The Pandemic Fund provides a dedicated stream of additional, long-term financing to strengthen critical pandemic prevention, preparedness, and response capabilities in low- and middle-income countries through investments and technical support at the national, regional, and global levels.
 

The devastating human, economic, and social cost of COVID-19 has highlighted the urgent need for coordinated action to build stronger health systems and mobilize additional resources for pandemic prevention, preparedness, and response (PPR).  While there are many institutions and financing mechanisms that support pandemic PPR activities, none of them is focused solely on it.  This means that spending on other immediate needs can take priority over critical pandemic PPR investments, some of whose return may only materialize in the future.
 

Recognizing the need to address chronic under-investments in pandemic PPR capacity, particularly in low- and middle-income countries, in April 2022, the G20 Finance Ministers and Central Bank Governors requested the World Bank begin exploring the process to develop and set up a new Fund.  With broad support from the G20, the World Health Organization (WHO), founding donors, civil society, and other stakeholders, the World Bank’s Board of Directors approved the proposal to establish The Pandemic Fund on June 30, 2022.
 

The Pandemic Fund was officially established by its Governing Board at its inaugural meeting on September 8-9, 2022.  It was launched at a high-level event hosted by the G20 Presidency of Indonesia, on the margins of the G20 Joint Finance and Health Ministers’ Meeting on November 13, 2022, in Bali, Indonesia. 
 

The World Bank now serves as The Pandemic Fund’s trustee and hosts the Secretariat, which includes technical staff seconded from the WHO.  The Governing Board appointed a Technical Advisory Panel, chaired by the WHO, with leading world experts to assess and make recommendations to the Governing Board on the technical merits of proposals for funding, ensuring linkages to the International Health Regulations, as part of the broader global PPR architecture. 

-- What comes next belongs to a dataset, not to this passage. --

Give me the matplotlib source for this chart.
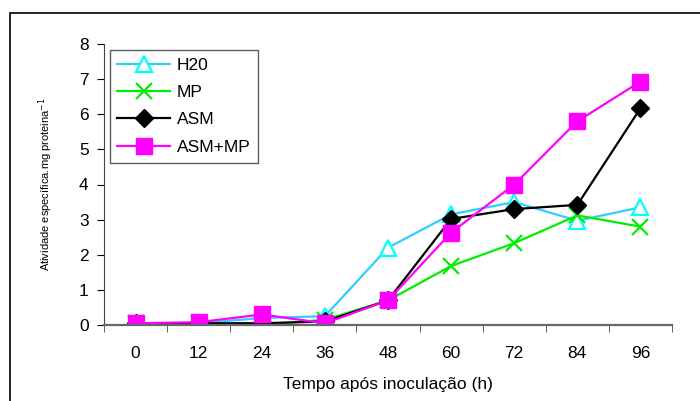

In May 2023, the Pandemic Fund closed its first Call for Proposals, receiving 179 applications from 133 countries. On July 19, 2023, the Pandemic Fund’s Governing Board awarded a first round of grants totaling US$338 million that will mobilize over $2 billion to help 37 countries strengthen their capacity to prevent, prepare for, and respond to pandemics. Over 30% of the grants allocated are for projects in sub-Saharan Africa and over 75% of the projects supported by the first Call are in low and lower-middle income countries. The selected projects will receive funding to strengthen disease surveillance and early warning, laboratory systems, and human resources.
 

Avoiding future pandemics requires investing substantially more in prevention, preparedness, and response.  These investments, which could target gaps in surveillance, laboratory capacity, risk communication, zoonotic disease, risk management and more, will help avert the much larger costs that the world would incur in a future pandemic.  The Fund also aims to bring additional, dedicated resources, incentivize countries to increase investments, enhance coordination among partners, and serve as a platform for advocacy. It will also help to focus and sustain much-needed high-level attention on strengthening health systems while complementing existing mechanisms, engaging other key organizations and supporting regional initiatives that bring countries together.